Regarding my sexuality, I have tried to force myself to "pick".  Oh, I must be a lesbian because I definitely like girls so maybe I am just fooling myself.  Maybe I have just been forcing myself to pretend I like guys all this time; maybe I never really did.  Maybe I'm gay.  But as soon as I decide I'm gay, I fall in lust with some charismatic man who occupies my every thought.  So I decide, maybe I'm straight.  Maybe I'm just an open-minded straight girl.  But then I'll develop a huge crush on some girl and fantasize about marrying her and every man disgusts me so I'm back to thinking I'm a lesbian again.  And it's that -- why it's so hard for me to say or to think that I'm bisexual -- because it's never BOTH at the same time.  I'm either head over heels for a girl, or consumed by a guy.  The thing is, though, I'm always physically attracted to women.  I'm usually only physically attracted to one man at a time and it has nothing to do with how he looks.

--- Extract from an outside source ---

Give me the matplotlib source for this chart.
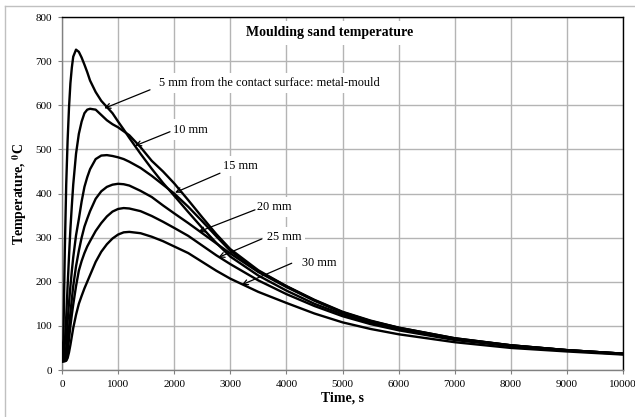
import numpy as np
import matplotlib.pyplot as plt
from matplotlib.lines import Line2D

# Time points (s)
time = [0, 25, 50, 75, 100, 125, 150, 175, 200, 250, 300, 350, 400, 450, 500,
        600, 700, 800, 900, 1000, 1100, 1200, 1400, 1600, 1800, 2000, 2250,
        2500, 2750, 3000, 3500, 4000, 4500, 5000, 5500, 6000, 7000, 8000,
        9000, 10000]

# Temperatures (deg C) for each distance from the contact surface
t_5mm = [20, 70, 270, 420, 520, 595, 650, 685, 710, 726, 721, 708, 692, 675, 656,
         630, 610, 596, 582, 563, 545, 526, 490, 456, 424, 395, 358,
         322, 288, 257, 214, 180, 150, 126, 107, 92, 70, 55,
         45, 37]
t_10mm = [20, 25, 60, 120, 190, 258, 320, 372, 420, 490, 535, 563, 582, 590, 592,
          590, 578, 566, 557, 550, 541, 532, 505, 474, 450, 423, 385,
          346, 308, 274, 226, 190, 159, 132, 112, 96, 72, 56,
          45, 37]
t_15mm = [20, 20, 25, 50, 110, 152, 190, 224, 255, 305, 342, 382, 415, 437, 455,
          478, 486, 487, 485, 482, 478, 472, 458, 440, 420, 400, 370,
          337, 303, 270, 224, 190, 158, 131, 111, 96, 72, 56,
          45, 37]
t_20mm = [20, 20, 21, 30, 60, 95, 130, 160, 190, 235, 270, 300, 325, 343, 360,
          388, 405, 415, 420, 422, 421, 418, 406, 392, 373, 355, 333,
          310, 287, 264, 222, 188, 157, 130, 110, 95, 71, 56,
          45, 37]
t_25mm = [20, 20, 20, 22, 40, 70, 100, 125, 148, 190, 225, 247, 265, 280, 292,
          315, 333, 348, 359, 365, 367, 366, 360, 349, 336, 322, 304,
          282, 260, 240, 203, 172, 145, 122, 104, 90, 68, 54,
          44, 36]
t_30mm = [20, 20, 20, 21, 27, 40, 57, 76, 95, 125, 150, 168, 185, 200, 215,
          245, 268, 285, 298, 307, 312, 313, 310, 302, 292, 280, 265,
          245, 225, 207, 177, 152, 128, 108, 93, 81, 63, 50,
          42, 35]

series = [t_5mm, t_10mm, t_15mm, t_20mm, t_25mm, t_30mm]

# label text, text position, arrow start, arrow tip (data units)
labels = ['5 mm from the contact surface: metal-mould', '10 mm', '15 mm',
          '20 mm', '25 mm', '30 mm']
label_xy = [(1729, 650), (1979, 545), (2870, 462), (3470, 370), (3649, 302), (4273, 242)]
arrow_from = [(1569, 635), (1925, 540), (2816, 446), (3440, 363), (3560, 297), (4095, 242)]
arrow_to = [(754, 593), (1301, 508), (2014, 402), (2430, 313), (2786, 255), (3203, 193)]

plt.rcParams['font.family'] = ['Liberation Serif', 'DejaVu Serif']
plt.rcParams['mathtext.fontset'] = 'stix'

fig = plt.figure(figsize=(6.35, 4.17), dpi=100)
ax = fig.add_axes([62 / 635, 1 - 370 / 417, 561 / 635, 353 / 417])

for s in series:
    ax.plot(time, s, color='black', lw=1.7, zorder=4, solid_joinstyle='round')

ax.set_xlim(0, 10000)
ax.set_ylim(0, 800)
ax.set_xticks(np.arange(0, 10001, 1000))
ax.set_yticks(np.arange(0, 801, 100))
ax.grid(True, color='#b4b4b4', lw=1.0, zorder=0)
ax.set_axisbelow(True)
ax.tick_params(labelsize=8, length=3, color='#808080', pad=4)

for side in ['top', 'right']:
    ax.spines[side].set_color('black')
    ax.spines[side].set_linewidth(1.0)
for side in ['left', 'bottom']:
    ax.spines[side].set_color('#808080')
    ax.spines[side].set_linewidth(1.0)

ax.set_xlabel('Time, s', fontsize=10, fontweight='bold', labelpad=2)
ax.set_ylabel(r'Temperature, $^{\mathbf{0}}$C', fontsize=10, fontweight='bold', labelpad=5)

ax.text(4777, 764, 'Moulding sand temperature', fontsize=10, fontweight='bold',
        ha='center', va='center', zorder=3,
        bbox=dict(facecolor='white', edgecolor='none', pad=4))

for lab, xy, a0, a1 in zip(labels, label_xy, arrow_from, arrow_to):
    ax.text(xy[0], xy[1], lab, fontsize=8.8, ha='left', va='center', zorder=3,
            bbox=dict(facecolor='white', edgecolor='none', pad=3))
    ax.annotate('', xy=a1, xytext=a0, zorder=5,
                arrowprops=dict(arrowstyle='->', lw=0.9, color='black',
                                shrinkA=0, shrinkB=0, mutation_scale=9))

# outer chart border (only left and top edges are visible)
fig.add_artist(Line2D([5 / 635, 5 / 635], [0, 1 - 6 / 417], color='#c0c0c0', lw=1.0))
fig.add_artist(Line2D([5 / 635, 1], [1 - 6 / 417, 1 - 6 / 417], color='#c0c0c0', lw=1.0))

fig.savefig('out.png', dpi=100)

*sigh*  Anyway, I'm still manic.  And I started to take some dangerous risks yesterday.  I mean, I LOVE this energy.  I feel so ALIVE.  I want to feel like this all the time!  Almost.  My sexuality is starting to get out of control.  I can't think straight.  I really fear that I'm going to make a stupid decision, and I don't know how to get in my own way.  I was contacting random guys on dating sites yesterday, and if one had responded, I wouldn't have thought twice about meeting up (not at my apartment, though, that will never happen).  I thought I had this hypersexuality conquered.  I haven't had sex since November.  Now I feel like it's really only a matter of time before my next dangerous liaison.  What do I do?  Lock myself up?  If sensible Christine deletes the dating sites, reckless Christine will just install them again.  She is so dumb.  And she's about to get herself in trouble again, and I don't know how to stop her.

Well, anyway, yoga.  Tree pose!  Today, yoga felt like ballet.  I think back to how I really just started yoga seriously a year ago, and not on a very regular basis until around 6 months ago.  Today, we put our leg out in front, I didn't fall.  Bent the knee, turned the foot in toward the other thigh.  I still didn't fall.  Right foot pressed against left inner thigh, arms reaching up.  Stable.  Then the right hand, palm up, on top of the right thigh.  Left hand reaching over.  (Just like in the picture at the top).  I felt amazing.  I felt like a graceful goddess.  And then later, when we did crow pose -- flawless. 

Oh yeah!  And I forgot to mention that last time, when we did headstand -- I totally did it!  It was awesome!  Until my legs started to fall, and I couldn't really find a graceful way DOWN, and I almost kicked my TV off the stand.  But still. 

I reflected on this during savasana.  I thought about how people get discouraged about doing yoga because they see people doing challenging poses and think, "I could never do that".  Or they'll try a pose, and fall, and feel like it's useless.  And the only thing you can do to get from point A to point B is just regular, consistent practice.  Progress comes in millimeters.  Consistency, repetition, dedication.  Then one day, you're suddenly doing that thing you once thought was impossible.  I think this applies to life as well.